A man not trained in logical thinking is handicapped by the absence of a monistic method of thought. Monistic is synonymous with systematic, logical, or uniform.

If we call a cream puff a tidbit and rye bread a food without remembering that every food is a tidbit and every tidbit food, and if we ignore the fact that both of them, in spite of their difference, belong to the same category and are, therefore, related, then we lack logic. And logic is lacking whenever the fact is ignored that all things without exception: substances, forces, or qualities of the world, are chips of the same block, finite parts of the infinite, which is the only truth and reality.

That insects, fishes, birds, and mammals form one and the same animal kingdom, is an old story which has long been patched up by the logical instinct. Darwin did not only enrich the natural sciences, but also perform an invaluable service for logic. In proving how amphibia developed into birds, he bored a hole into the hitherto fixed order of classification. He brought motion, life, spirit into the zoological swamp.

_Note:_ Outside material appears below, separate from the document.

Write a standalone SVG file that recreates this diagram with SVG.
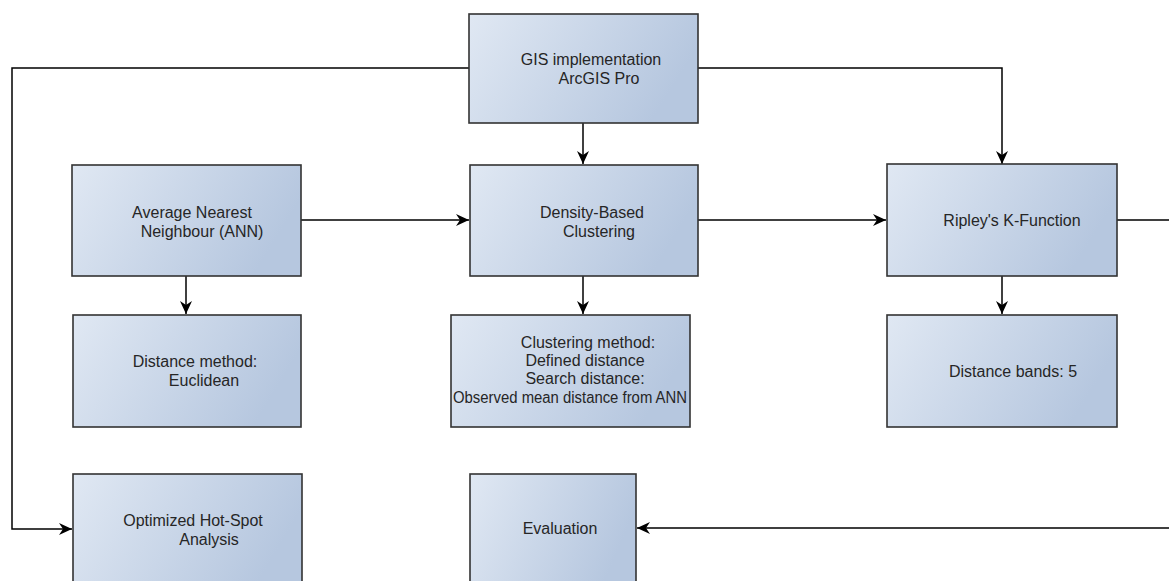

In case you should not be familiar enough with Darwin's work to understand my allusions, I will enter a little more deeply into the matter in a few sentences. The zoologists knew well enough that all species of animals belonged to the animal kingdom; but this classification was a mechanical affair. Now the "Origin of Species," which demonstrates that the zoological classification is not constant but variable, which outlines the actual transition from one species of animals to another, reveals at the same time that this alignment of all animal species in one kingdom is not only a logical mechanism, but also a fact of actual existence. This classification of all animals from the minutest to the most gigantic in one kingdom appeared before the time of Darwin as an order which had been accomplished by thought alone, while after him it was known as an order of nature.

What the zoologists did to the animal kingdom, must be done by the logician to existence in general, to the cosmos. It must be shown that the whole world, all forms of its existence, including the spirit, are logically or monistically connected, related, welded together.

A certain narrow materialism thinks that everything is done and said when the inter-connection between thought and brain is pointed out. A good many things may still be discovered by the help of the dissecting knife, microscope, and experiment; but this does not make the function of logic superfluous. True, thought and brain are connected, just as intimately as the brain is related to the blood, the blood with oxygen, etc.; but moreover thought is connected quite as intimately with all other things as all physical objects are.

That the apple is not alone dependent on the stem which attaches it to the tree, but also on sunshine and rain, that these things are not one-sidedly but universally connected, this is what logic wants to teach you particularly in regard to the spirit, the thought.